Margaret (Maggie) L. Niess is Professor Emeritus of Mathematics Education at Oregon State University. Her research focuses on integrating technology in teaching science and mathematics and the knowledge teachers require for integrating technologies in their teaching –TPACK. She has authored multiple peer-reviewed journals and chapters including multiple teacher preparation books. She directed the design, implementation, and evaluation of an online Master of Science program for K-12 mathematics and science teachers with an interdisciplinary science, mathematics, and technology emphasis. Her research from this program explores the effectiveness of social metacognitive constructivist learning trajectory in online graduate coursework. She is an editor of an upcoming IGI Handbook of Research on Teacher Education in the Digital Age. She has chaired multiple committees for the Association of Mathematics Teacher Educators (AMTE), currently serves as chair for the American Educational Research Association’s SIG-TACTL (Technology as a Change Agent in Teaching and Learning.

Shannon Driskell is a Professor of Mathematics Education in the Department of Mathematics at the University of Dayton. She received her PhD from the University of Virginia after serving as a high school mathematics teacher in Ohio and as a middle school mathematics teacher in North Carolina. She teaches undergraduate and graduate mathematics content courses for preservice and inservice teachers.
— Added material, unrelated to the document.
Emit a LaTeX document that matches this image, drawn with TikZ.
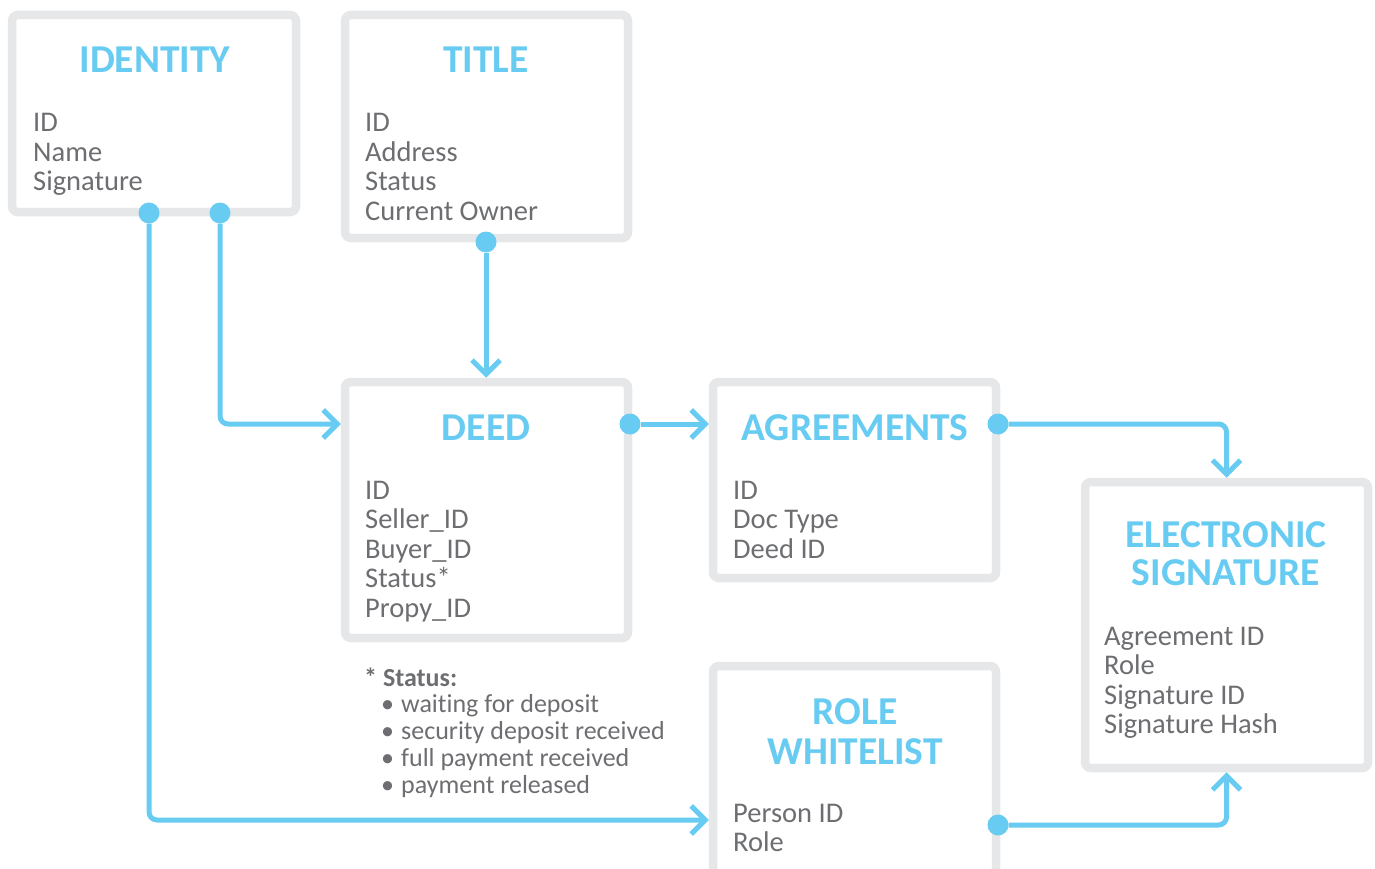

She has been a member of the Association of Mathematics Teacher Educators (AMTE) technology committee and multiple conference program committees, and served as Program Committee Chair of the AMTE Eighteenth Annual Conference in 2014. Her research focuses on the use of technology to support teaching and learning of mathematics, mathematical content knowledge for teaching, Technological Pedagogical Content Knowledge (TPACK), and teacher professional development.

Karen Hollebrands is Professor of Mathematics Education at North Carolina State University where she teaches undergraduate and graduate courses in mathematics education. Her research focuses on the use of technology in the teaching and learning of mathematics, with a particular emphasis on geometry and dynamic geometry software programs. She has authored multiple peer-reviewed journal articles and book chapters and co-edited several books focused on the use of technology in the teaching and learning of mathematics. For more than ten years, she has received funding to support projects to create and disseminate curricula materials for preparing teachers to teach mathematics with technology. In addition, she has served on and chaired committees for the National Council of Teachers of Mathematics, the Association of Mathematics Teacher Educators, and the Psychology of Mathematics Education - North America Chapter.